##### DATA SECTION
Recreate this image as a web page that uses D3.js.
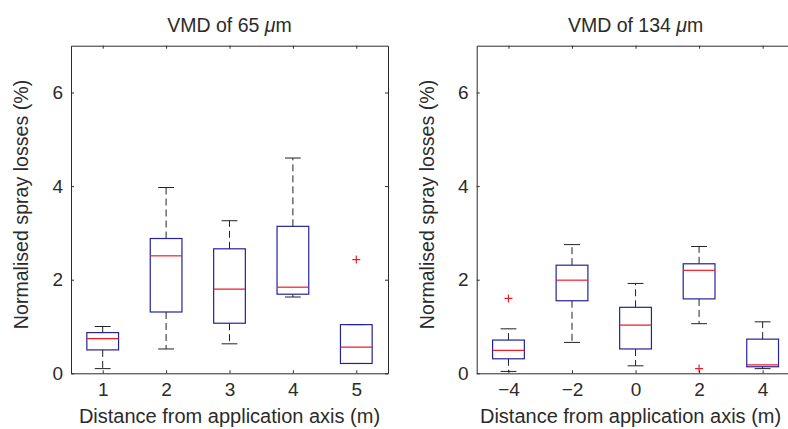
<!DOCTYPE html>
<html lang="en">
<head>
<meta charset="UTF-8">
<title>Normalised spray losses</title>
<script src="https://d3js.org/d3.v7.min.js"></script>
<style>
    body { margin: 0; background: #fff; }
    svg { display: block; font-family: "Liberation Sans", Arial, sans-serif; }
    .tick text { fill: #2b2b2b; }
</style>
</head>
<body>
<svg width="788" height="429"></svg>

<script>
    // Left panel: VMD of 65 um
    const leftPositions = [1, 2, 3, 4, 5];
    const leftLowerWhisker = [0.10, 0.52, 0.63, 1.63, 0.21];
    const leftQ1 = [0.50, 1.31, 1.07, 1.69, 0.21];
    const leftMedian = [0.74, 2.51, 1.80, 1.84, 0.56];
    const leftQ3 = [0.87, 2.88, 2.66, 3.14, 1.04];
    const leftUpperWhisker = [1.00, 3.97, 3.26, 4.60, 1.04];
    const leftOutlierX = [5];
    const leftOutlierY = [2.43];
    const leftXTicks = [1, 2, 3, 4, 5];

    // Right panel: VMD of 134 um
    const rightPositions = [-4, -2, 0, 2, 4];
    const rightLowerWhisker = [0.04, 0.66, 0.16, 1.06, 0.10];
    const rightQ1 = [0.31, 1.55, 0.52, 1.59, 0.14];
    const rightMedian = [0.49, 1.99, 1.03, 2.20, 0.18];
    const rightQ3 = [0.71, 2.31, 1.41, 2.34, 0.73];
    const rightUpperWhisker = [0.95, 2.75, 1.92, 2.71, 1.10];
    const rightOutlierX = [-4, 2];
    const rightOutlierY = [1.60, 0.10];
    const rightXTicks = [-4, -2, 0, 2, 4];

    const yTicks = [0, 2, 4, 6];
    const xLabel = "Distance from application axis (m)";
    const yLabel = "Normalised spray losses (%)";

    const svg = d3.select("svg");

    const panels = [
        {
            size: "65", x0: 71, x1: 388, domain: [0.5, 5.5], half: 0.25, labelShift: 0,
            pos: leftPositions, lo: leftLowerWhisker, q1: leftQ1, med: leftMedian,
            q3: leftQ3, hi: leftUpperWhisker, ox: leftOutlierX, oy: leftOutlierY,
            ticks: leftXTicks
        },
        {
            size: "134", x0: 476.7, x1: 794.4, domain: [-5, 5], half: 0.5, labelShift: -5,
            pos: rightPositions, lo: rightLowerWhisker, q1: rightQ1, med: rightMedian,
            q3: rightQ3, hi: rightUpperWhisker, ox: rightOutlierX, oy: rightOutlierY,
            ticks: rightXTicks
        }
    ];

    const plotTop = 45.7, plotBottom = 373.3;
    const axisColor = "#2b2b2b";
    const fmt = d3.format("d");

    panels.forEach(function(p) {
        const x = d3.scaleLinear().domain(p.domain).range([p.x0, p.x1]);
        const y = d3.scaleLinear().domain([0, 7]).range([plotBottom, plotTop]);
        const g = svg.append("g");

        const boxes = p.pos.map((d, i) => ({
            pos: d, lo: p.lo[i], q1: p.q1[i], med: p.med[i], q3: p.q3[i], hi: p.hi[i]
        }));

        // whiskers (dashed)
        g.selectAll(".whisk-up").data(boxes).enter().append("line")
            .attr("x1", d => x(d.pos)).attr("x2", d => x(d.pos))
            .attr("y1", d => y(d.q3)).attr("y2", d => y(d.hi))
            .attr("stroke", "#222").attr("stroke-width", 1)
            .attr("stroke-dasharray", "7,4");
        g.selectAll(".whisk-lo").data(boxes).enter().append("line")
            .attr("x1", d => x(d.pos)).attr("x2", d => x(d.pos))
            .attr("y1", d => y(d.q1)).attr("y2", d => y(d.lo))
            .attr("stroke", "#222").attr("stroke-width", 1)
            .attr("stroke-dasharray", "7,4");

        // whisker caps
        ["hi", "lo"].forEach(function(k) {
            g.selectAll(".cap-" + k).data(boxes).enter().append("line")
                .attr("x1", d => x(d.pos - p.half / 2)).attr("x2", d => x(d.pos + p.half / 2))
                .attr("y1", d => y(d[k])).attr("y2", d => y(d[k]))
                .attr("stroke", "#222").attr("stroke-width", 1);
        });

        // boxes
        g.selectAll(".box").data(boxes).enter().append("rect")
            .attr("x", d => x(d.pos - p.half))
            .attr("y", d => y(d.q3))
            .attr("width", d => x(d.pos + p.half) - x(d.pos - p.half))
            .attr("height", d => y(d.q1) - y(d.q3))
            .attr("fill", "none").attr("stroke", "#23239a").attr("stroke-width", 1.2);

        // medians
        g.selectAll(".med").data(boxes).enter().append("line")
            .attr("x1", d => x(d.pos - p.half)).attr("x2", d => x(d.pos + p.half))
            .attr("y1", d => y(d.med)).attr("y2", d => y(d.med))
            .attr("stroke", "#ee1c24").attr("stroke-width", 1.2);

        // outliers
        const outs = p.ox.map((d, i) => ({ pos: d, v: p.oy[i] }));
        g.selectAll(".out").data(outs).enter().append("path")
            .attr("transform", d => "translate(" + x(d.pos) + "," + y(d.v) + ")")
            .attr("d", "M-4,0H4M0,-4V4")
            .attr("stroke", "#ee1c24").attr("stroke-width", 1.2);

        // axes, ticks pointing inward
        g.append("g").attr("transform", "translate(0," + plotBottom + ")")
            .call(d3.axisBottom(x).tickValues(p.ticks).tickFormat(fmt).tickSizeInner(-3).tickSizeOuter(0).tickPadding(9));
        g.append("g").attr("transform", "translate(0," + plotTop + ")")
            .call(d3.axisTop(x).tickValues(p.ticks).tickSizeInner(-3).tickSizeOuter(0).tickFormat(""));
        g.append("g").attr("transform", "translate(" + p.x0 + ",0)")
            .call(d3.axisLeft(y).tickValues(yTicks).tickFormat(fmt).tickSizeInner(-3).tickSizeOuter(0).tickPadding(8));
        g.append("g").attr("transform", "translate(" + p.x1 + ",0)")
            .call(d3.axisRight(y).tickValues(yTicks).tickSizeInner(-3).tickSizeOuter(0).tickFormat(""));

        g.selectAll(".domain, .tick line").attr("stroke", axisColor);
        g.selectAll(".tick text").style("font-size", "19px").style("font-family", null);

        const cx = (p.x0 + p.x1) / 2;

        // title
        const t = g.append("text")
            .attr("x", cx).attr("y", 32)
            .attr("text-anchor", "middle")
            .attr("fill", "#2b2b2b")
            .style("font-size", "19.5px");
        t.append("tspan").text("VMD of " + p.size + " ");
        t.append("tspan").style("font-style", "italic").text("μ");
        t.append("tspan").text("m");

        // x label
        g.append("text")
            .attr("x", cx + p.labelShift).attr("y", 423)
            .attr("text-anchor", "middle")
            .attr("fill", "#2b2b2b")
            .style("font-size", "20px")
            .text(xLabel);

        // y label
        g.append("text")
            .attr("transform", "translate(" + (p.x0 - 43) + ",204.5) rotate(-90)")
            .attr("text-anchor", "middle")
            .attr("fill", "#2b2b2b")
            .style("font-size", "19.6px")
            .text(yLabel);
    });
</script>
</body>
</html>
##########
GOAL
Write the material out again exactly as it appears, dropping the pictures.

PROBLEM SOLUTION
Recreate this image as a web page that uses D3.js.
<!DOCTYPE html>
<html lang="en">
<head>
<meta charset="UTF-8">
<title>Normalised spray losses</title>
<script src="https://d3js.org/d3.v7.min.js"></script>
<style>
    body { margin: 0; background: #fff; }
    svg { display: block; font-family: "Liberation Sans", Arial, sans-serif; }
    .tick text { fill: #2b2b2b; }
</style>
</head>
<body>
<svg width="788" height="429"></svg>

<script>
    // Left panel: VMD of 65 um
    const leftPositions = [1, 2, 3, 4, 5];
    const leftLowerWhisker = [0.10, 0.52, 0.63, 1.63, 0.21];
    const leftQ1 = [0.50, 1.31, 1.07, 1.69, 0.21];
    const leftMedian = [0.74, 2.51, 1.80, 1.84, 0.56];
    const leftQ3 = [0.87, 2.88, 2.66, 3.14, 1.04];
    const leftUpperWhisker = [1.00, 3.97, 3.26, 4.60, 1.04];
    const leftOutlierX = [5];
    const leftOutlierY = [2.43];
    const leftXTicks = [1, 2, 3, 4, 5];

    // Right panel: VMD of 134 um
    const rightPositions = [-4, -2, 0, 2, 4];
    const rightLowerWhisker = [0.04, 0.66, 0.16, 1.06, 0.10];
    const rightQ1 = [0.31, 1.55, 0.52, 1.59, 0.14];
    const rightMedian = [0.49, 1.99, 1.03, 2.20, 0.18];
    const rightQ3 = [0.71, 2.31, 1.41, 2.34, 0.73];
    const rightUpperWhisker = [0.95, 2.75, 1.92, 2.71, 1.10];
    const rightOutlierX = [-4, 2];
    const rightOutlierY = [1.60, 0.10];
    const rightXTicks = [-4, -2, 0, 2, 4];

    const yTicks = [0, 2, 4, 6];
    const xLabel = "Distance from application axis (m)";
    const yLabel = "Normalised spray losses (%)";

    const svg = d3.select("svg");

    const panels = [
        {
            size: "65", x0: 71, x1: 388, domain: [0.5, 5.5], half: 0.25, labelShift: 0,
            pos: leftPositions, lo: leftLowerWhisker, q1: leftQ1, med: leftMedian,
            q3: leftQ3, hi: leftUpperWhisker, ox: leftOutlierX, oy: leftOutlierY,
            ticks: leftXTicks
        },
        {
            size: "134", x0: 476.7, x1: 794.4, domain: [-5, 5], half: 0.5, labelShift: -5,
            pos: rightPositions, lo: rightLowerWhisker, q1: rightQ1, med: rightMedian,
            q3: rightQ3, hi: rightUpperWhisker, ox: rightOutlierX, oy: rightOutlierY,
            ticks: rightXTicks
        }
    ];

    const plotTop = 45.7, plotBottom = 373.3;
    const axisColor = "#2b2b2b";
    const fmt = d3.format("d");

    panels.forEach(function(p) {
        const x = d3.scaleLinear().domain(p.domain).range([p.x0, p.x1]);
        const y = d3.scaleLinear().domain([0, 7]).range([plotBottom, plotTop]);
        const g = svg.append("g");

        const boxes = p.pos.map((d, i) => ({
            pos: d, lo: p.lo[i], q1: p.q1[i], med: p.med[i], q3: p.q3[i], hi: p.hi[i]
        }));

        // whiskers (dashed)
        g.selectAll(".whisk-up").data(boxes).enter().append("line")
            .attr("x1", d => x(d.pos)).attr("x2", d => x(d.pos))
            .attr("y1", d => y(d.q3)).attr("y2", d => y(d.hi))
            .attr("stroke", "#222").attr("stroke-width", 1)
            .attr("stroke-dasharray", "7,4");
        g.selectAll(".whisk-lo").data(boxes).enter().append("line")
            .attr("x1", d => x(d.pos)).attr("x2", d => x(d.pos))
            .attr("y1", d => y(d.q1)).attr("y2", d => y(d.lo))
            .attr("stroke", "#222").attr("stroke-width", 1)
            .attr("stroke-dasharray", "7,4");

        // whisker caps
        ["hi", "lo"].forEach(function(k) {
            g.selectAll(".cap-" + k).data(boxes).enter().append("line")
                .attr("x1", d => x(d.pos - p.half / 2)).attr("x2", d => x(d.pos + p.half / 2))
                .attr("y1", d => y(d[k])).attr("y2", d => y(d[k]))
                .attr("stroke", "#222").attr("stroke-width", 1);
        });

        // boxes
        g.selectAll(".box").data(boxes).enter().append("rect")
            .attr("x", d => x(d.pos - p.half))
            .attr("y", d => y(d.q3))
            .attr("width", d => x(d.pos + p.half) - x(d.pos - p.half))
            .attr("height", d => y(d.q1) - y(d.q3))
            .attr("fill", "none").attr("stroke", "#23239a").attr("stroke-width", 1.2);

        // medians
        g.selectAll(".med").data(boxes).enter().append("line")
            .attr("x1", d => x(d.pos - p.half)).attr("x2", d => x(d.pos + p.half))
            .attr("y1", d => y(d.med)).attr("y2", d => y(d.med))
            .attr("stroke", "#ee1c24").attr("stroke-width", 1.2);

        // outliers
        const outs = p.ox.map((d, i) => ({ pos: d, v: p.oy[i] }));
        g.selectAll(".out").data(outs).enter().append("path")
            .attr("transform", d => "translate(" + x(d.pos) + "," + y(d.v) + ")")
            .attr("d", "M-4,0H4M0,-4V4")
            .attr("stroke", "#ee1c24").attr("stroke-width", 1.2);

        // axes, ticks pointing inward
        g.append("g").attr("transform", "translate(0," + plotBottom + ")")
            .call(d3.axisBottom(x).tickValues(p.ticks).tickFormat(fmt).tickSizeInner(-3).tickSizeOuter(0).tickPadding(9));
        g.append("g").attr("transform", "translate(0," + plotTop + ")")
            .call(d3.axisTop(x).tickValues(p.ticks).tickSizeInner(-3).tickSizeOuter(0).tickFormat(""));
        g.append("g").attr("transform", "translate(" + p.x0 + ",0)")
            .call(d3.axisLeft(y).tickValues(yTicks).tickFormat(fmt).tickSizeInner(-3).tickSizeOuter(0).tickPadding(8));
        g.append("g").attr("transform", "translate(" + p.x1 + ",0)")
            .call(d3.axisRight(y).tickValues(yTicks).tickSizeInner(-3).tickSizeOuter(0).tickFormat(""));

        g.selectAll(".domain, .tick line").attr("stroke", axisColor);
        g.selectAll(".tick text").style("font-size", "19px").style("font-family", null);

        const cx = (p.x0 + p.x1) / 2;

        // title
        const t = g.append("text")
            .attr("x", cx).attr("y", 32)
            .attr("text-anchor", "middle")
            .attr("fill", "#2b2b2b")
            .style("font-size", "19.5px");
        t.append("tspan").text("VMD of " + p.size + " ");
        t.append("tspan").style("font-style", "italic").text("μ");
        t.append("tspan").text("m");

        // x label
        g.append("text")
            .attr("x", cx + p.labelShift).attr("y", 423)
            .attr("text-anchor", "middle")
            .attr("fill", "#2b2b2b")
            .style("font-size", "20px")
            .text(xLabel);

        // y label
        g.append("text")
            .attr("transform", "translate(" + (p.x0 - 43) + ",204.5) rotate(-90)")
            .attr("text-anchor", "middle")
            .attr("fill", "#2b2b2b")
            .style("font-size", "19.6px")
            .text(yLabel);
    });
</script>
</body>
</html>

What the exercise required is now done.